**Exercise directions:**
Copy, exactly and only, the lines from the one with "Generate a Python" up to and including the one with "ax.invert_yaxis()", leaving pictures out.

___ Given records

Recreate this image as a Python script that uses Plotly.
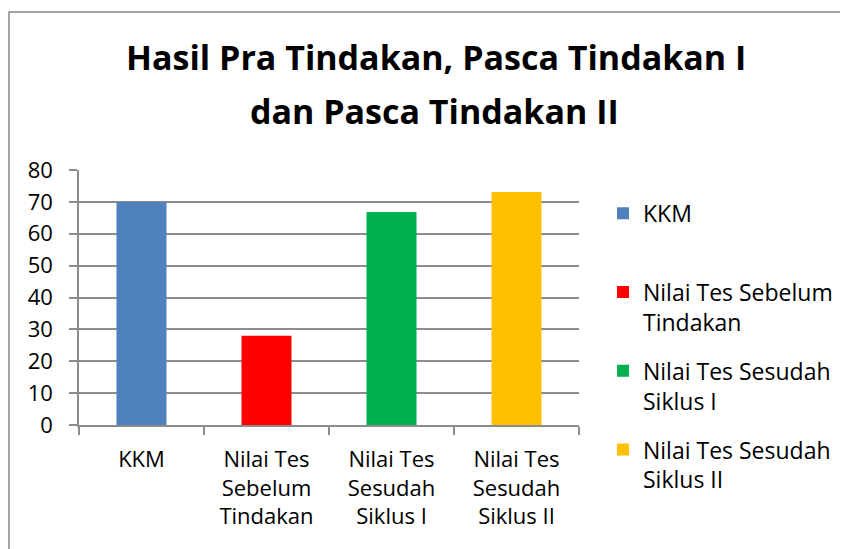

______
___ Given records

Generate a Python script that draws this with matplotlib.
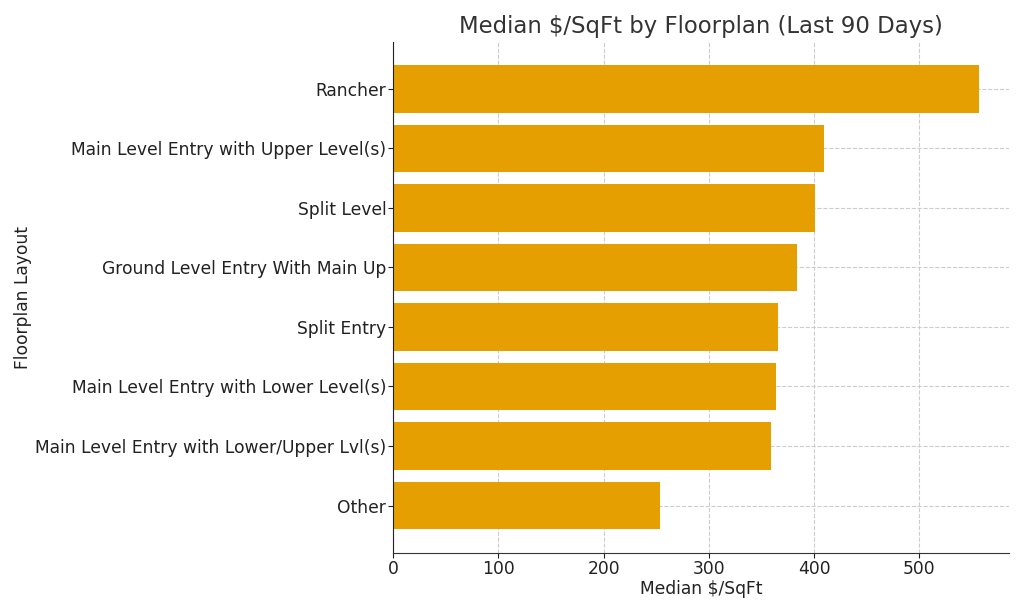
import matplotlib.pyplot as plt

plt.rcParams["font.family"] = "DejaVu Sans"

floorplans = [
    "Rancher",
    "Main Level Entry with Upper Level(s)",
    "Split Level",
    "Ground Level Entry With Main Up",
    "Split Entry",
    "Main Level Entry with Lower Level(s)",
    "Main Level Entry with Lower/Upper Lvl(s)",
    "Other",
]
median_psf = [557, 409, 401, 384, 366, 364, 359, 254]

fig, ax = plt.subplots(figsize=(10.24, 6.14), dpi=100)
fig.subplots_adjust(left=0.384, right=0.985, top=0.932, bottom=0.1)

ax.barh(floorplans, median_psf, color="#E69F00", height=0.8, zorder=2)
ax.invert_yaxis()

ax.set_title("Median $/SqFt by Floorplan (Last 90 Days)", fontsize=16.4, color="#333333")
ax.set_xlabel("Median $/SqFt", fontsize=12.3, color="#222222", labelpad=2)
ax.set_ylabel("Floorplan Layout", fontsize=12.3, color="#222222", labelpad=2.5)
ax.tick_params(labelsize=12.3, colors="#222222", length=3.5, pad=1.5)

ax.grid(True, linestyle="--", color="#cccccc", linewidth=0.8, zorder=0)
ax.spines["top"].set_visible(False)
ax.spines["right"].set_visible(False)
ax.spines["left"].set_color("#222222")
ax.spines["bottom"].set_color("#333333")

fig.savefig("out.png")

______

**Solution for this exercise:**
Generate a Python script that draws this with matplotlib.
import matplotlib.pyplot as plt

plt.rcParams["font.family"] = "DejaVu Sans"

floorplans = [
    "Rancher",
    "Main Level Entry with Upper Level(s)",
    "Split Level",
    "Ground Level Entry With Main Up",
    "Split Entry",
    "Main Level Entry with Lower Level(s)",
    "Main Level Entry with Lower/Upper Lvl(s)",
    "Other",
]
median_psf = [557, 409, 401, 384, 366, 364, 359, 254]

fig, ax = plt.subplots(figsize=(10.24, 6.14), dpi=100)
fig.subplots_adjust(left=0.384, right=0.985, top=0.932, bottom=0.1)

ax.barh(floorplans, median_psf, color="#E69F00", height=0.8, zorder=2)
ax.invert_yaxis()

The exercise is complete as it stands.